- _LISTED RECORDS_:
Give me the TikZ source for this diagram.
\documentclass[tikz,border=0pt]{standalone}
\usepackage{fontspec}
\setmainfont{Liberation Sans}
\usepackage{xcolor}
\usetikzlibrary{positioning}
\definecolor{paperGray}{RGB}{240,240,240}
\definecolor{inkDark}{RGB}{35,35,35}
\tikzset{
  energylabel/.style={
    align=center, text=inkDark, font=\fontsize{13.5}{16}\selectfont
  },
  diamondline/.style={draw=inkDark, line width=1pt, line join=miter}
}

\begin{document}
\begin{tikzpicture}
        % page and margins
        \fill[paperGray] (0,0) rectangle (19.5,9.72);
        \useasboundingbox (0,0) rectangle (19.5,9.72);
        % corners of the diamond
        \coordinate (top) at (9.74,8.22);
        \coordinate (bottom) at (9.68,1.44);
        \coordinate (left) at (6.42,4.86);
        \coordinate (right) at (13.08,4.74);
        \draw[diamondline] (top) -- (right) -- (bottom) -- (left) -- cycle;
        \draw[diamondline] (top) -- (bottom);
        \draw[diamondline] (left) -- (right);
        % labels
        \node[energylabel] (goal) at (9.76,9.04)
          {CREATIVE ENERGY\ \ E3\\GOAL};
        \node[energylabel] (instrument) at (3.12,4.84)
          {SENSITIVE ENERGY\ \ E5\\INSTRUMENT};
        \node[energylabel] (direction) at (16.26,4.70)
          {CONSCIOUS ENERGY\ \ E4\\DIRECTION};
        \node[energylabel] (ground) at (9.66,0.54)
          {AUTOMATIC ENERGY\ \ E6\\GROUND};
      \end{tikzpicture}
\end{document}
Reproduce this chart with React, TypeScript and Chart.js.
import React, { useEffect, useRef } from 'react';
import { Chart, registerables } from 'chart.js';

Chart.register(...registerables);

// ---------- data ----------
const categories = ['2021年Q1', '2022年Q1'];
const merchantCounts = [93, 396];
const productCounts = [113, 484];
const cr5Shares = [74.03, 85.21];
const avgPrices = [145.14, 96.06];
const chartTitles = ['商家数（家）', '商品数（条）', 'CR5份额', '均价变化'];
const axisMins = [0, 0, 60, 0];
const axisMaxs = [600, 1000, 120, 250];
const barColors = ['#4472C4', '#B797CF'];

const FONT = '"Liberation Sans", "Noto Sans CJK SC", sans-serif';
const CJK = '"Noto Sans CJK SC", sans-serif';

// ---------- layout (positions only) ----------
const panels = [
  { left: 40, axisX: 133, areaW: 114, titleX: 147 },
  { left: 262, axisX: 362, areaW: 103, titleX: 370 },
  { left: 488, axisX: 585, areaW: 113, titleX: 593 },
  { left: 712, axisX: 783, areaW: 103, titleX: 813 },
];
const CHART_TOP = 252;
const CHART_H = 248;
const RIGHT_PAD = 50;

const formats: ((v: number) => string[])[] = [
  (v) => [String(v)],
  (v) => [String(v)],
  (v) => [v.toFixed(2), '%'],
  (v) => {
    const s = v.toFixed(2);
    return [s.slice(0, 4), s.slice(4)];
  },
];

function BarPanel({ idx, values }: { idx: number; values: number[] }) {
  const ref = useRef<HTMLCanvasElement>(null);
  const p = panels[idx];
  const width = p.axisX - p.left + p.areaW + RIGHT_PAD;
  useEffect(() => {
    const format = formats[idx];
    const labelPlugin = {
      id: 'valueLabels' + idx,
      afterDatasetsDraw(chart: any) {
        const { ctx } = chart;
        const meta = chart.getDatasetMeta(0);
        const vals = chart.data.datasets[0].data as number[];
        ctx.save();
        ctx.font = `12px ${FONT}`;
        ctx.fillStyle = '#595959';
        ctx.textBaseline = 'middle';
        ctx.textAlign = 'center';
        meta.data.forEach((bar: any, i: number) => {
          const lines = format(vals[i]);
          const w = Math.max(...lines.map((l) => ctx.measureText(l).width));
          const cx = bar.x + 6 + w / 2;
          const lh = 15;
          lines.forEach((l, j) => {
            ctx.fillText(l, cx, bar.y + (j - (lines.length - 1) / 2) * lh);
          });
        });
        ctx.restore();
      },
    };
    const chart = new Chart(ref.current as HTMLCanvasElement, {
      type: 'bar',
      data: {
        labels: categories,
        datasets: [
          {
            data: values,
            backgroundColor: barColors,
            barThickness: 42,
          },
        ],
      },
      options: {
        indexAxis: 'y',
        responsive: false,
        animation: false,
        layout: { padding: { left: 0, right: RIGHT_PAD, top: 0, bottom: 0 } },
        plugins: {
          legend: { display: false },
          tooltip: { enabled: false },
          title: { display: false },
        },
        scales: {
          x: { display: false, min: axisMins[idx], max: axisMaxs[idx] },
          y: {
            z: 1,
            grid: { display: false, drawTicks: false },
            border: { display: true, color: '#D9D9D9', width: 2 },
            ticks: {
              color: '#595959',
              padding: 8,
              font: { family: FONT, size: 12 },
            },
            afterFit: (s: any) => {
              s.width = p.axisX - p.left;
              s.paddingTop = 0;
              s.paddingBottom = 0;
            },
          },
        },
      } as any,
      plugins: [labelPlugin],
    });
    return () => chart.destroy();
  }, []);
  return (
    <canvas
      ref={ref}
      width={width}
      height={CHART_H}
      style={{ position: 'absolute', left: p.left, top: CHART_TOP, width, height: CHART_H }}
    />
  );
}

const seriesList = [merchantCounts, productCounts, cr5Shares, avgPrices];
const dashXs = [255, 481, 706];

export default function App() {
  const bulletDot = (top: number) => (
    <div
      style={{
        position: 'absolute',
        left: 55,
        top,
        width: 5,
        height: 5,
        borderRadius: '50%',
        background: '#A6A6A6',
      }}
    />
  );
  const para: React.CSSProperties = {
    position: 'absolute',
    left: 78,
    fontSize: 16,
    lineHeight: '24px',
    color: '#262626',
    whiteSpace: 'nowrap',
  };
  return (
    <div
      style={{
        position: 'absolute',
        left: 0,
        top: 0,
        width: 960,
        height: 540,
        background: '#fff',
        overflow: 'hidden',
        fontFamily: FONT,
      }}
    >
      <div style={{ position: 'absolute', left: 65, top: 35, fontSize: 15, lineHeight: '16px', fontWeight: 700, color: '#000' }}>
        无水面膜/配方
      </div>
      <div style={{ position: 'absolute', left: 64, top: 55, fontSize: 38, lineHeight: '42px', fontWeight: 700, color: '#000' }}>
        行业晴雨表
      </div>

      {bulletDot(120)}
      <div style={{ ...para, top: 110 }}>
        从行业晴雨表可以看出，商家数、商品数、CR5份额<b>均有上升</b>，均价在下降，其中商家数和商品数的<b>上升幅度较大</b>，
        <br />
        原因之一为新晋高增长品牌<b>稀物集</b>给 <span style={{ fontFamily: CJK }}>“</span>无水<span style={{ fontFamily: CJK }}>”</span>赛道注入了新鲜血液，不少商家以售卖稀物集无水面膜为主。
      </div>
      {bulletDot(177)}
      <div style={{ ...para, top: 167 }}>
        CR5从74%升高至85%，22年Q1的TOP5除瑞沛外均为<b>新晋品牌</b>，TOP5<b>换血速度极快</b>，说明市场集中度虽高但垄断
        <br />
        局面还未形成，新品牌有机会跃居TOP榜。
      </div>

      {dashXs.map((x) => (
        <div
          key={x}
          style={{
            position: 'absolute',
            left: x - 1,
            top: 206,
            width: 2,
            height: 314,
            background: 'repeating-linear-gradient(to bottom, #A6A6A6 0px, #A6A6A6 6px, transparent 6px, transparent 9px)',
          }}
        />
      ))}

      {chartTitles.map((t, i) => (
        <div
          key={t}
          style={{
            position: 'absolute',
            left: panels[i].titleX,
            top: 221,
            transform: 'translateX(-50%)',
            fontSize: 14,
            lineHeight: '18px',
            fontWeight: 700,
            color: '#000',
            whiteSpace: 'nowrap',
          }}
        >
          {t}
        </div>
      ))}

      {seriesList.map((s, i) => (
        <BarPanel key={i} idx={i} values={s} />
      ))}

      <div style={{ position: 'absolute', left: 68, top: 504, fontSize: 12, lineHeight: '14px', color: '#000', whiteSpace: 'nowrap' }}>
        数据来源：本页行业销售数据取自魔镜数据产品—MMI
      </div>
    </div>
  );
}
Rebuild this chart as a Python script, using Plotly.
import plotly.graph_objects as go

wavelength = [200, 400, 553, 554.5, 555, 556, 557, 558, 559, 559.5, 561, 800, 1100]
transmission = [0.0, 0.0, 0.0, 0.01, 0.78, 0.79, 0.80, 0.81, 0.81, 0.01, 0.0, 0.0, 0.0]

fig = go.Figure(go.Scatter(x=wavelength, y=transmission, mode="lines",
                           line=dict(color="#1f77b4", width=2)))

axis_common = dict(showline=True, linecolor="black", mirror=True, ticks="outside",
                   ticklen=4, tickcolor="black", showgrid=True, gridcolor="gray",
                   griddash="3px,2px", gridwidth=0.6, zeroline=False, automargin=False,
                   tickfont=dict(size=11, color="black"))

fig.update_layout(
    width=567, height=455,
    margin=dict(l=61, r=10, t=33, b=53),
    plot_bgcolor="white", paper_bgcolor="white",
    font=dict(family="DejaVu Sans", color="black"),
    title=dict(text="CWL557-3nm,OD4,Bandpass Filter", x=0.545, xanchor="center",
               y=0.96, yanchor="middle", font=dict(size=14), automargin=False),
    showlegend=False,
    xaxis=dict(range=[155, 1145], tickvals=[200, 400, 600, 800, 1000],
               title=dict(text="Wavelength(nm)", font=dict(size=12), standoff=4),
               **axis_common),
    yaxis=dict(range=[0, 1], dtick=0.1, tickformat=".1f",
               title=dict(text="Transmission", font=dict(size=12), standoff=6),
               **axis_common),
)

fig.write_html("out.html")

- _AIM_:
Repeat these lines exactly and nothing more: the one containing "Reproduce this chart", the one containing "const RIGHT_PAD = 50;", and all the lines between.

- _EXPECTED ANSWER_:
Reproduce this chart with React, TypeScript and Chart.js.
import React, { useEffect, useRef } from 'react';
import { Chart, registerables } from 'chart.js';

Chart.register(...registerables);

// ---------- data ----------
const categories = ['2021年Q1', '2022年Q1'];
const merchantCounts = [93, 396];
const productCounts = [113, 484];
const cr5Shares = [74.03, 85.21];
const avgPrices = [145.14, 96.06];
const chartTitles = ['商家数（家）', '商品数（条）', 'CR5份额', '均价变化'];
const axisMins = [0, 0, 60, 0];
const axisMaxs = [600, 1000, 120, 250];
const barColors = ['#4472C4', '#B797CF'];

const FONT = '"Liberation Sans", "Noto Sans CJK SC", sans-serif';
const CJK = '"Noto Sans CJK SC", sans-serif';

// ---------- layout (positions only) ----------
const panels = [
  { left: 40, axisX: 133, areaW: 114, titleX: 147 },
  { left: 262, axisX: 362, areaW: 103, titleX: 370 },
  { left: 488, axisX: 585, areaW: 113, titleX: 593 },
  { left: 712, axisX: 783, areaW: 103, titleX: 813 },
];
const CHART_TOP = 252;
const CHART_H = 248;
const RIGHT_PAD = 50;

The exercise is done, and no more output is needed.